For some students with diverse languages, cultures, abilities and talents, it may be necessary to provide a range of curriculum adjustments so they can access age-equivalent content in the Western Australian Curriculum and participate in learning on the same basis as their peers.

In the English curriculum, meeting the needs of diverse learners may include selecting appropriate texts that affirm aspects of diversity and acknowledge the impact of diversity on students’ social worlds. Texts can be written, spoken, visual, multimodal and in print or digital/online forms. Texts include all forms of augmentative and alternative communication; for example, gesture, signing, real objects, photographs, pictographs, pictograms and Braille. The English glossary defines key terms, such as ‘speak’, ‘write’, ‘read’ and ‘listen’. This provides important information about how students can access content within the Western Australian Curriculum and demonstrate what they know and can do. Teachers will design and adapt assessment, which may include varying the mode used to assess knowledge and skills. Teachers may provide alternatives for oral presentations, including live and recorded presentations. They may provide flexibility in open-ended tasks that can be completed at different levels of complexity for their students.

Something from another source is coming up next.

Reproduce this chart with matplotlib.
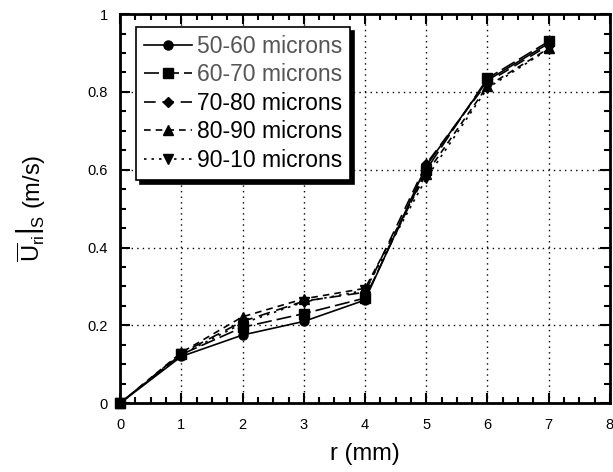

The English curriculum is for all students. It is recognised that some students may require adjustments to support how they see, hear and/or process language. Students may require access to a wide range of approaches, including but not limited to:

  • auditory, visual and kinaesthetic methods of instruction
  • simultaneous learning modes, such as combinations of listening, speaking, reading, viewing and writing resources
  • resources, such as picture cues for words or hand and mouth movements to illustrate a sound
  • peer-assisted learning
  • challenging individual and group extension activities
  • devices, mnemonics, rhythms and rhymes to reinforce vocabulary, expressions and features
  • alternatives to representing understanding, including drawing, role-play and digital tools.

All schools have a responsibility when implementing the English curriculum to ensure that teaching is inclusive and relevant to the lived experiences of all students.

Students for whom English is an additional language or dialect

English as an additional language or dialect (EAL/D) students’ experiences, understandings and expectations may be different from those assumed to be ‘common knowledge’ in Western Australian learning contexts and must therefore be considered. The curriculum often refers to the familiar and the everyday; however, the ‘everyday’ is determined by social and cultural contexts. Students attempt to make connections between new learning at school and what is known from home. EAL/D students need to learn English, learn through English and learn about English.

Students from an EAL/D background require specific support to learn and build on the English language skills needed to interact at school and to access the curriculum. EAL/D students need support to learn the different registers of English. These include the social language of informal interactions as well as the learning area–specific tasks. Standard Australian English is the variety of spoken and written English language used in Australia in more formal settings, such as for official or public purposes, and recorded in dictionaries, style guides and grammars. While it is always dynamic and evolving, it is recognised as the ‘common language’ of Australians.

Many languages are spoken in homes and communities around Australia, including the many Aboriginal and Torres Strait Island languages and dialects. EAL/D learners start school with spoken and/or written skills in one or more languages. EAL/D students may have already developed relevant concepts and skills in their first language or dialect. Their existing language skills are a rich resource for learning English and for accessing the curriculum.